El ser humano no solamente repite sus errores, sino que debe repetirlos. Ya sea por medio de la literatura, la pintura, el cine, la fotografía, etc., debemos procurarnos una constante repetición de estos errores, precisamente porque nos construyen. Somos seres formados por error -entiéndase error divino, error evolutivo, error en el cosmos-. Y como tales, el error nos mantiene frecuentemente asediados por la esencia de nuestra existencia. Necesitamos conocer la historia, pero no para evitar repetirla, sino para recordar de qué estamos hechos, qué nos forma y qué nos deshace, qué nos une y qué nos divide. La literatura que retrata los muy variados puntos de vista de la guerra hace mucho más que solo narrar una historia, comenzar por un principio y terminar por un punto final. Bolaño, Navarro, Tólstoi, Remarque y muchos otros persisten en grabar en la piel de la historia un fragmento elemental que nos compone a todos como especie: la necesidad de probarnos a nosotros mismos que continuamos poseyendo la superioridad estratégica e intelectual para destruir(nos) cualquier obstáculo que estorbe en el camino hacia el progreso.
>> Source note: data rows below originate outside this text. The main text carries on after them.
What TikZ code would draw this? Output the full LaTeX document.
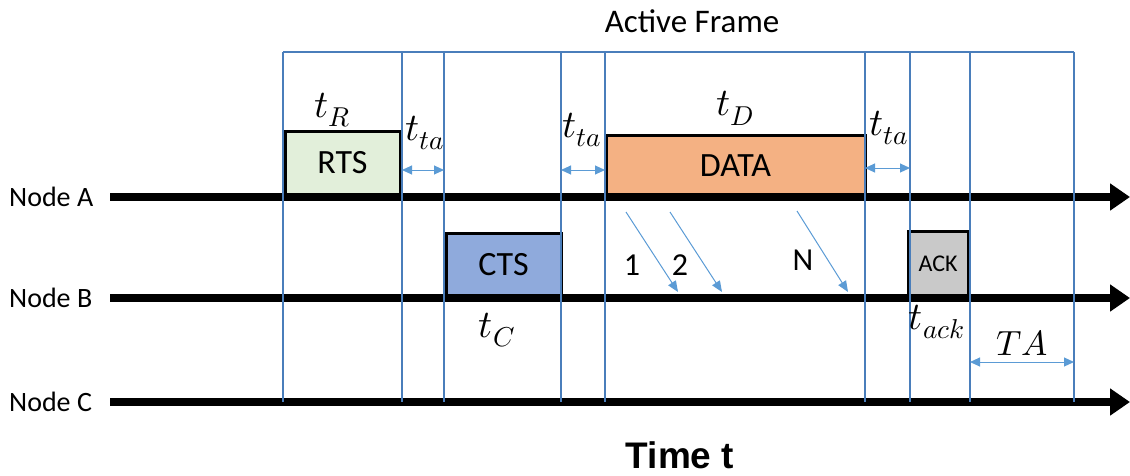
\documentclass[tikz,border=0pt]{standalone}
\usepackage{fontspec}
\usepackage{unicode-math}
\setmainfont{Carlito}
\newfontfamily\timefont{Liberation Sans}
\usetikzlibrary{arrows.meta}

\definecolor{gridblue}{HTML}{4A7EBB}
\definecolor{arrowblue}{HTML}{5B9BD5}
\definecolor{rtsfill}{HTML}{E2EFDA}
\definecolor{ctsfill}{HTML}{8FAADC}
\definecolor{datafill}{HTML}{F4B183}
\definecolor{ackfill}{HTML}{C9C9C9}

\tikzset{
  timeline/.style={line width=8pt, -{Triangle[length=20pt,width=26pt]}},
  frameline/.style={gridblue, line width=1.4pt},
  packet/.style={draw=black, line width=3pt, inner sep=0pt, font=\fontsize{34}{40}\selectfont},
  gap/.style={arrowblue, line width=1pt, {Triangle[length=10pt,width=9pt]}-{Triangle[length=10pt,width=9pt]}},
  hop/.style={arrowblue, line width=1pt, -{Triangle[length=11pt,width=9pt]}},
  nodelabel/.style={anchor=west, inner sep=0pt, font=\fontsize{28}{32}\selectfont},
  mathlabel/.style={inner sep=0pt, font=\fontsize{39}{44}\selectfont},
  count/.style={inner sep=0pt, font=\fontsize{32}{36}\selectfont},
}

\begin{document}
\begin{tikzpicture}[x=1pt, y=-1pt]
\useasboundingbox (0,0) rectangle (1130,475);

% station labels and their time axes
\node[nodelabel] (na) at (9,197) {Node A};
\node[nodelabel] (nb) at (9,298) {Node B};
\node[nodelabel] (nc) at (9,402) {Node C};
\coordinate (ea) at (1130,197);
\coordinate (eb) at (1130,298);
\coordinate (ec) at (1130,402);

% packets
\node[packet, fill=rtsfill, minimum width=115pt, minimum height=64pt] (rts) at (342.5,163) {RTS};
\node[packet, fill=datafill, minimum width=259pt, minimum height=62pt] (data) at (735.5,166) {DATA};
\node[packet, fill=ctsfill, minimum width=115pt, minimum height=64pt] (cts) at (503.5,265) {CTS};
\node[packet, fill=ackfill, minimum width=60pt, minimum height=66pt, font=\fontsize{24}{28}\selectfont] (ack) at (938,264) {ACK};

\draw[timeline] (110,197) -- (ea);
\draw[timeline] (110,298) -- (eb);
\draw[timeline] (110,402) -- (ec);

% active frame grid
\foreach \n/\x in {g1/283, g2/402, g3/444, g4/561, g5/605, g6/865, g7/910, g8/970, g9/1074} {
  \coordinate (\n top) at (\x,52);
  \coordinate (\n bot) at (\x,402);
  \draw[frameline] (\n top) -- (\n bot);
}
\draw[frameline] (g1top) -- (g9top);
\node[inner sep=0pt, font=\fontsize{33}{38}\selectfont] (frame) at (692,21) {Active Frame};

% turnaround gaps
\coordinate (ta1l) at (402,170); \coordinate (ta1r) at (444,170);
\coordinate (ta2l) at (561,170); \coordinate (ta2r) at (605,170);
\coordinate (ta3l) at (865,168); \coordinate (ta3r) at (910,168);
\coordinate (tal) at (970,362); \coordinate (tar) at (1074,362);
\draw[gap] (ta1l) -- (ta1r);
\draw[gap] (ta2l) -- (ta2r);
\draw[gap] (ta3l) -- (ta3r);
\draw[gap] (tal) -- (tar);

% durations
\node[mathlabel] (tr) at (332,110) {$t_R$};
\node[mathlabel] (tta1) at (425,133) {$t_{ta}$};
\node[mathlabel] (tta2) at (582,130) {$t_{ta}$};
\node[mathlabel] (tta3) at (889,128) {$t_{ta}$};
\node[mathlabel] (td) at (735,108) {$t_D$};
\node[mathlabel] (tc) at (497,330) {$t_C$};
\node[mathlabel] (tack) at (937,322) {$t_{ack}$};
\node[mathlabel, font=\fontsize{35}{40}\selectfont] (tta) at (1022,343) {$TA$};

% data fragments from A to B
\coordinate (f1s) at (626,212); \coordinate (f1e) at (678,292);
\coordinate (f2s) at (670,212); \coordinate (f2e) at (722,292);
\coordinate (fns) at (797,211); \coordinate (fne) at (848,292);
\draw[hop] (f1s) -- (f1e);
\draw[hop] (f2s) -- (f2e);
\draw[hop] (fns) -- (fne);
\node[count] (c1) at (632,265) {1};
\node[count] (c2) at (680,265) {2};
\node[count] (cn) at (803,260) {N};

\node[inner sep=0pt, font=\timefont\bfseries\fontsize{37}{42}\selectfont] (time) at (680,455) {Time t};
\end{tikzpicture}
\end{document}
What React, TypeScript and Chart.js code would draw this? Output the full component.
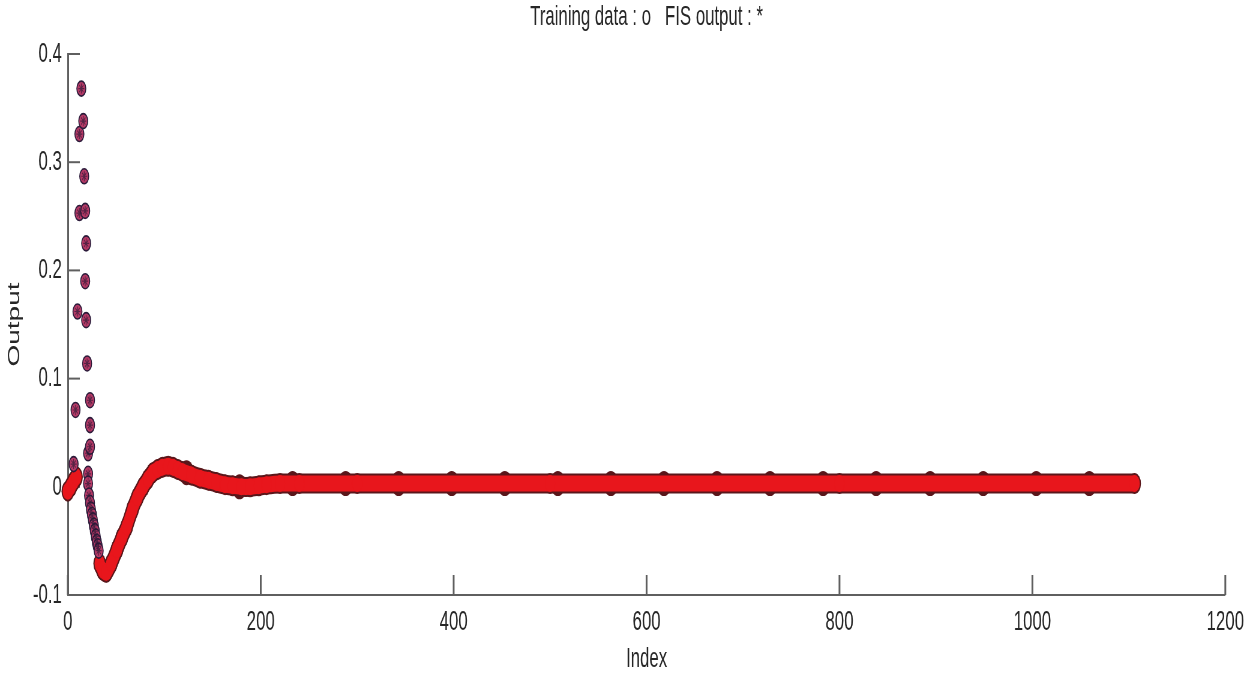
import React, { useEffect, useRef } from 'react';
import { Chart, registerables } from 'chart.js';

Chart.register(...registerables);

// The reference is horizontally squeezed (narrow glyphs, tall markers):
// draw on a wider canvas and display it at the page width.
const X_SQUEEZE = 0.6;
const VIEW_W = 1250;
const VIEW_H = 676;
const CANVAS_W = Math.round(VIEW_W / X_SQUEEZE);

const titleText = 'Training data : o   FIS output : *';
const xAxisTitle = 'Index';
const yAxisTitle = 'Output';
const xTickValues = [0, 200, 400, 600, 800, 1000, 1200];
const yTickValues = [-0.1, 0, 0.1, 0.2, 0.3, 0.4];

// first few samples (red blob at the origin)
const startIndex = [0, 3, 6, 9];
const startOutput = [-0.004, 0.0, 0.005, 0.009];

// scattered early samples (training data o / FIS output *)
const sparseIndex = [6, 8, 10, 12, 12, 14, 16, 17, 18, 18, 19, 19, 20, 21, 21, 21, 22, 23, 23, 23, 23, 24, 25, 26, 27, 28, 29, 30, 31, 32];
const sparseOutput = [0.021, 0.071, 0.162, 0.326, 0.253, 0.368, 0.338, 0.287, 0.255, 0.19, 0.225, 0.154, 0.114, 0.031, 0.012, 0.003, -0.008, 0.08, 0.057, 0.037, -0.015, -0.021, -0.026, -0.031, -0.036, -0.041, -0.046, -0.051, -0.055, -0.059];

// dense band of overlapping samples
const bandIndex = [33, 36, 40, 45, 51, 56, 61, 67, 72, 78, 83, 88, 93, 98, 104, 109, 114, 119, 128, 137, 146, 154, 163, 171, 180, 189, 198, 206, 220, 240, 300, 500, 800, 1106];
const bandOutput = [-0.071, -0.077, -0.079, -0.071, -0.058, -0.047, -0.037, -0.021, -0.01, 0.0, 0.007, 0.013, 0.016, 0.018, 0.019, 0.018, 0.016, 0.014, 0.011, 0.008, 0.006, 0.004, 0.002, 0.001, 0.0, 0.0, 0.001, 0.002, 0.003, 0.003, 0.003, 0.003, 0.003, 0.003];

// samples that stick out slightly above/below the band
const bumpIndex = [123, 178, 233, 288, 343, 398, 453, 508, 563, 618, 673, 728, 783, 838, 894, 949, 1004, 1059];
const bumpOutput = [0.013, 0.0, 0.003, 0.003, 0.003, 0.003, 0.003, 0.003, 0.003, 0.003, 0.003, 0.003, 0.003, 0.003, 0.003, 0.003, 0.003, 0.003];

const FONT = "'Liberation Sans', Arial, Helvetica, sans-serif";
const TEXT_COLOR = '#262626';
const AXIS_COLOR = '#5f5f5f';
const RED = '#e8161c';
const RED_EDGE = '#5a171b';

const toPoints = (xs: number[], ys: number[]) => xs.map((x, i) => ({ x, y: ys[i] }));

const inwardTicks = {
  id: 'inwardTicks',
  beforeDatasetsDraw(chart: any) {
    const { ctx, chartArea, scales } = chart;
    const xs = scales.x;
    const ys = scales.y;
    ctx.save();
    ctx.strokeStyle = AXIS_COLOR;
    ctx.lineWidth = 3;
    xs.ticks.forEach((t: any) => {
      const px = xs.getPixelForValue(t.value);
      ctx.beginPath();
      ctx.moveTo(px, chartArea.bottom);
      ctx.lineTo(px, chartArea.bottom - 20);
      ctx.stroke();
    });
    ctx.lineWidth = 2;
    ys.ticks.forEach((t: any) => {
      const py = ys.getPixelForValue(t.value);
      ctx.beginPath();
      ctx.moveTo(chartArea.left, py);
      ctx.lineTo(chartArea.left + 20, py);
      ctx.stroke();
    });
    ctx.restore();
  },
};

export default function App() {
  const canvasRef = useRef<HTMLCanvasElement | null>(null);

  useEffect(() => {
    const canvas = canvasRef.current;
    if (!canvas) return;

    const startPts = toPoints(startIndex, startOutput);
    const bandPts = toPoints(bandIndex, bandOutput);
    const joined = [...startPts, { x: 20, y: null as any }, ...bandPts];
    const sparsePts = toPoints(sparseIndex, sparseOutput);
    const bumpPts = toPoints(bumpIndex, bumpOutput);

    const chart = new Chart(canvas, {
      type: 'scatter',
      data: {
        datasets: [
          {
            label: 'bumps',
            data: bumpPts,
            pointStyle: 'circle',
            pointRadius: 12.5,
            backgroundColor: RED_EDGE,
            borderColor: RED_EDGE,
            borderWidth: 0,
            order: 4,
          },
          {
            label: 'band edge',
            data: joined,
            showLine: true,
            spanGaps: false,
            pointStyle: 'circle',
            pointRadius: 10.5,
            backgroundColor: RED_EDGE,
            pointBorderWidth: 0,
            borderColor: RED_EDGE,
            borderWidth: 20,
            borderCapStyle: 'round',
            borderJoinStyle: 'round',
            tension: 0.3,
            clip: false,
            order: 3,
          } as any,
          {
            label: 'FIS output band',
            data: joined,
            showLine: true,
            spanGaps: false,
            pointStyle: 'circle',
            pointRadius: 8.5,
            backgroundColor: RED,
            pointBorderWidth: 0,
            borderColor: RED,
            borderWidth: 16,
            borderCapStyle: 'round',
            borderJoinStyle: 'round',
            tension: 0.3,
            clip: false,
            order: 2,
          } as any,
          {
            label: 'Training data',
            data: sparsePts,
            pointStyle: 'circle',
            pointRadius: 7.5,
            backgroundColor: '#b63a66',
            borderColor: '#2b1b3a',
            borderWidth: 1.6,
            clip: false,
            order: 1,
          } as any,
          {
            label: 'FIS output',
            data: sparsePts,
            pointStyle: 'star',
            pointRadius: 5,
            backgroundColor: 'rgba(0,0,0,0)',
            borderColor: 'rgba(45,25,55,0.7)',
            borderWidth: 1.2,
            clip: false,
            order: 0,
          } as any,
        ],
      },
      options: {
        responsive: false,
        maintainAspectRatio: false,
        devicePixelRatio: 1,
        animation: false,
        events: [],
        layout: { padding: { left: 0, right: 40, top: 0, bottom: 0 } },
        plugins: {
          legend: { display: false },
          tooltip: { enabled: false },
          title: {
            display: true,
            text: titleText,
            fullSize: false,
            color: TEXT_COLOR,
            font: { family: FONT, size: 28, weight: 'normal', lineHeight: 1.2 },
            padding: { top: 0, bottom: 20.4 },
          },
        },
        scales: {
          x: {
            type: 'linear',
            min: 0,
            max: 1200,
            afterBuildTicks: (scale: any) => {
              scale.ticks = xTickValues.map((v) => ({ value: v }));
            },
            afterFit: (scale: any) => {
              scale.height = 81;
            },
            grid: { display: true, drawOnChartArea: false, drawTicks: false, color: 'rgba(0,0,0,0)' },
            border: { display: true, color: AXIS_COLOR, width: 2 },
            ticks: {
              padding: 10,
              maxRotation: 0,
              autoSkip: false,
              color: TEXT_COLOR,
              font: { family: FONT, size: 28 },
              callback: (v: any) => String(v),
            },
            title: {
              display: true,
              text: xAxisTitle,
              color: TEXT_COLOR,
              font: { family: FONT, size: 28, lineHeight: 1.2 },
              padding: { top: 0, bottom: 0 },
            },
          },
          y: {
            type: 'linear',
            min: -0.1,
            max: 0.4,
            afterBuildTicks: (scale: any) => {
              scale.ticks = yTickValues.map((v) => ({ value: v }));
            },
            afterFit: (scale: any) => {
              scale.width = 113;
            },
            grid: { display: true, drawOnChartArea: false, drawTicks: false, color: 'rgba(0,0,0,0)' },
            border: { display: true, color: AXIS_COLOR, width: 3 },
            ticks: {
              padding: 10,
              autoSkip: false,
              color: TEXT_COLOR,
              font: { family: FONT, size: 28 },
              callback: (v: any) => String(Number(Number(v).toFixed(1))),
            },
            title: {
              display: true,
              text: yAxisTitle,
              color: TEXT_COLOR,
              font: { family: FONT, size: 28, lineHeight: 1.2 },
              padding: { top: 7, bottom: 0 },
            },
          },
        },
      } as any,
      plugins: [inwardTicks],
    });

    return () => {
      chart.destroy();
    };
  }, []);

  return (
    <canvas
      ref={canvasRef}
      width={CANVAS_W}
      height={VIEW_H}
      style={{ position: 'absolute', left: 0, top: 0, width: `${VIEW_W}px`, height: `${VIEW_H}px` }}
    />
  );
}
Escribir <preposición> la guerra es entonces más que un pasatiempo. Es darle forma en algo no solamente más tangible, sino más digerible. Algo que nos permita poseer en nuestras manos, aunque sea por un periodo encerrado en x cantidad de páginas, el sistema nervioso lleno de un impulso furioso de vida que enmarca y refleja el lado más tosco de la humanidad y cómo ésta forma comunidades a partir de referentes generales que nos involucran, aún al separarnos.
Benedict Anderson ofrece una visión más amplia sobre este punto en su obra Comunidades imaginadas, donde desarrolla el concepto de comunidad, más específicamente de nación, como un constructo social y artificial en el que los individuos que la componen se visualizan a sí mismos como pertenecientes a ella. Por medio de requisitos o características creadas por el imaginario colectivo, el integrante de una comunidad enlista todo aquello que le hace perteneciente. Esto, curiosamente, es el mecanismo por medio del cual se argumentan los conflictos bélicos. Dos naciones, grupos, colectivos, comunidades, etc., que se enfrentan el uno al otro debido a que sus rasgos de pertenencia no son compatibles, son en esencia diferentes o poseen metas que se contradicen son el factor repetitivo en los errores históricos.
El arte ha poseído siempre el papel de registro histórico del hombre como individuo, colectivo, civilización y especie. La literatura, por tanto, puede pintar de ficción la historia, sin alejarse de ella al hacerlo. Al escribir la guerra, no hacemos más que fortalecer el trabajo del arte como testigo, aún con los textos más imaginativos, cínicos, crudos o tediosos que hablen sobre ella. Todos estos aspectos, todos estos adjetivos son absolutamente posibles como resultado de la guerra y pavimentan el curso hacia el que la humanidad se ha encaminado dentro de la naturaleza. Quizás, a fin de cuentas, es la guerra lo que nos constituye.